__Dataset section__.

======

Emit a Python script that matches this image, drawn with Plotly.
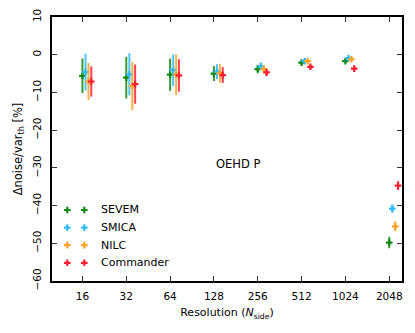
import plotly.graph_objects as go

# Data
nside = [16, 32, 64, 128, 256, 512, 1024, 2048]
methods = ['SEVEM', 'SMICA', 'NILC', 'Commander']
colors = ['#138a13', '#2fbaff', '#ffa227', '#ff1f2f']
err_colors = ['rgba(19,138,19,0.85)', 'rgba(47,186,255,0.85)', 'rgba(255,162,39,0.85)', 'rgba(255,31,47,0.85)']

sevem = [-5.6, -6.1, -5.3, -5.0, -3.8, -2.1, -1.7, -49.8]
sevem_err = [4.6, 5.5, 4.3, 2.0, 1.1, 0.5, 0.5, 1.5]
smica = [-4.6, -5.2, -4.1, -4.5, -3.1, -1.7, -0.9, -40.8]
smica_err = [4.9, 5.6, 4.2, 2.0, 1.0, 0.5, 0.4, 1.1]
nilc = [-7.1, -8.3, -5.3, -4.9, -3.8, -1.7, -1.2, -45.5]
nilc_err = [4.9, 6.4, 5.4, 2.5, 1.0, 0.4, 0.4, 1.3]
commander = [-7.1, -7.8, -5.5, -5.4, -4.7, -3.2, -3.7, -34.7]
commander_err = [4.0, 5.2, 4.3, 2.1, 1.0, 0.5, 0.5, 1.2]

values = [sevem, smica, nilc, commander]
errors = [sevem_err, smica_err, nilc_err, commander_err]

FONT = 'DejaVu Sans'

fig = go.Figure()

for i, name in enumerate(methods):
    # small horizontal shift so the points don't overlap
    x = [n * (1 + 0.05 * i) for n in nside]
    fig.add_trace(go.Scatter(
        x=x, y=values[i], mode='markers', name=name,
        marker=dict(symbol='cross', size=5.5, color=colors[i]),
        error_y=dict(type='data', array=errors[i], color=err_colors[i],
                     thickness=2, width=0),
        showlegend=False, hoverinfo='skip'))

# matplotlib-style legend with two markers per row, on a hidden overlay axis
leg_y = [0.269, 0.202, 0.136, 0.069]
for i, name in enumerate(methods):
    fig.add_trace(go.Scatter(
        x=[0.0437, 0.0923], y=[leg_y[i], leg_y[i]], mode='markers',
        marker=dict(symbol='cross', size=5.5, color=colors[i]),
        xaxis='x2', yaxis='y2', showlegend=False, hoverinfo='skip'))
    fig.add_annotation(x=0.134, y=leg_y[i], xref='paper', yref='paper',
                       text=name, showarrow=False, xanchor='left', yanchor='middle',
                       font=dict(family=FONT, size=11, color='black'))

fig.add_annotation(x=0.53, y=0.445, xref='paper', yref='paper', text='OEHD P',
                   showarrow=False, xanchor='center', yanchor='middle',
                   font=dict(family=FONT, size=11.5, color='black'))

axis_style = dict(showline=True, linecolor='black', linewidth=2, mirror='allticks',
                  ticks='inside', ticklen=5, tickwidth=1, tickcolor='#333',
                  showgrid=False, zeroline=False, automargin=False)

fig.update_layout(
    width=415, height=333,
    margin=dict(l=52, r=13, t=17, b=52),
    paper_bgcolor='white', plot_bgcolor='white',
    font=dict(family=FONT, size=10.5, color='black'),
    showlegend=False,
    xaxis=dict(type='log', range=[0.995, 3.399], tickvals=nside,
               ticktext=[str(n) for n in nside], ticklabelstandoff=4,
               title=dict(text='Resolution (<i>N</i><sub>side</sub>)', standoff=8,
                          font=dict(size=11)),
               **axis_style),
    yaxis=dict(range=[-60, 10], tickvals=list(range(-60, 11, 10)), tickangle=-90,
               ticklabelstandoff=5,
               title=dict(text='Δnoise/var<sub>th</sub> [%]', standoff=6,
                          font=dict(size=11.5)),
               **axis_style),
    xaxis2=dict(overlaying='x', range=[0, 1], visible=False, fixedrange=True),
    yaxis2=dict(overlaying='y', range=[0, 1], visible=False, fixedrange=True),
)

# drop the page margin so the 415x333 figure fills the window exactly
fig.write_html('out.html', config={'displayModeBar': False},
               post_script="document.body.style.margin='0';document.body.style.overflow='hidden';")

======

__Written task__. Transcribe all of the material exactly, leaving out whatever pictures it contains.

__Written response__.
Emit a Python script that matches this image, drawn with Plotly.
import plotly.graph_objects as go

# Data
nside = [16, 32, 64, 128, 256, 512, 1024, 2048]
methods = ['SEVEM', 'SMICA', 'NILC', 'Commander']
colors = ['#138a13', '#2fbaff', '#ffa227', '#ff1f2f']
err_colors = ['rgba(19,138,19,0.85)', 'rgba(47,186,255,0.85)', 'rgba(255,162,39,0.85)', 'rgba(255,31,47,0.85)']

sevem = [-5.6, -6.1, -5.3, -5.0, -3.8, -2.1, -1.7, -49.8]
sevem_err = [4.6, 5.5, 4.3, 2.0, 1.1, 0.5, 0.5, 1.5]
smica = [-4.6, -5.2, -4.1, -4.5, -3.1, -1.7, -0.9, -40.8]
smica_err = [4.9, 5.6, 4.2, 2.0, 1.0, 0.5, 0.4, 1.1]
nilc = [-7.1, -8.3, -5.3, -4.9, -3.8, -1.7, -1.2, -45.5]
nilc_err = [4.9, 6.4, 5.4, 2.5, 1.0, 0.4, 0.4, 1.3]
commander = [-7.1, -7.8, -5.5, -5.4, -4.7, -3.2, -3.7, -34.7]
commander_err = [4.0, 5.2, 4.3, 2.1, 1.0, 0.5, 0.5, 1.2]

values = [sevem, smica, nilc, commander]
errors = [sevem_err, smica_err, nilc_err, commander_err]

FONT = 'DejaVu Sans'

fig = go.Figure()

for i, name in enumerate(methods):
    # small horizontal shift so the points don't overlap
    x = [n * (1 + 0.05 * i) for n in nside]
    fig.add_trace(go.Scatter(
        x=x, y=values[i], mode='markers', name=name,
        marker=dict(symbol='cross', size=5.5, color=colors[i]),
        error_y=dict(type='data', array=errors[i], color=err_colors[i],
                     thickness=2, width=0),
        showlegend=False, hoverinfo='skip'))

# matplotlib-style legend with two markers per row, on a hidden overlay axis
leg_y = [0.269, 0.202, 0.136, 0.069]
for i, name in enumerate(methods):
    fig.add_trace(go.Scatter(
        x=[0.0437, 0.0923], y=[leg_y[i], leg_y[i]], mode='markers',
        marker=dict(symbol='cross', size=5.5, color=colors[i]),
        xaxis='x2', yaxis='y2', showlegend=False, hoverinfo='skip'))
    fig.add_annotation(x=0.134, y=leg_y[i], xref='paper', yref='paper',
                       text=name, showarrow=False, xanchor='left', yanchor='middle',
                       font=dict(family=FONT, size=11, color='black'))

fig.add_annotation(x=0.53, y=0.445, xref='paper', yref='paper', text='OEHD P',
                   showarrow=False, xanchor='center', yanchor='middle',
                   font=dict(family=FONT, size=11.5, color='black'))

axis_style = dict(showline=True, linecolor='black', linewidth=2, mirror='allticks',
                  ticks='inside', ticklen=5, tickwidth=1, tickcolor='#333',
                  showgrid=False, zeroline=False, automargin=False)

fig.update_layout(
    width=415, height=333,
    margin=dict(l=52, r=13, t=17, b=52),
    paper_bgcolor='white', plot_bgcolor='white',
    font=dict(family=FONT, size=10.5, color='black'),
    showlegend=False,
    xaxis=dict(type='log', range=[0.995, 3.399], tickvals=nside,
               ticktext=[str(n) for n in nside], ticklabelstandoff=4,
               title=dict(text='Resolution (<i>N</i><sub>side</sub>)', standoff=8,
                          font=dict(size=11)),
               **axis_style),
    yaxis=dict(range=[-60, 10], tickvals=list(range(-60, 11, 10)), tickangle=-90,
               ticklabelstandoff=5,
               title=dict(text='Δnoise/var<sub>th</sub> [%]', standoff=6,
                          font=dict(size=11.5)),
               **axis_style),
    xaxis2=dict(overlaying='x', range=[0, 1], visible=False, fixedrange=True),
    yaxis2=dict(overlaying='y', range=[0, 1], visible=False, fixedrange=True),
)

# drop the page margin so the 415x333 figure fills the window exactly
fig.write_html('out.html', config={'displayModeBar': False},
               post_script="document.body.style.margin='0';document.body.style.overflow='hidden';")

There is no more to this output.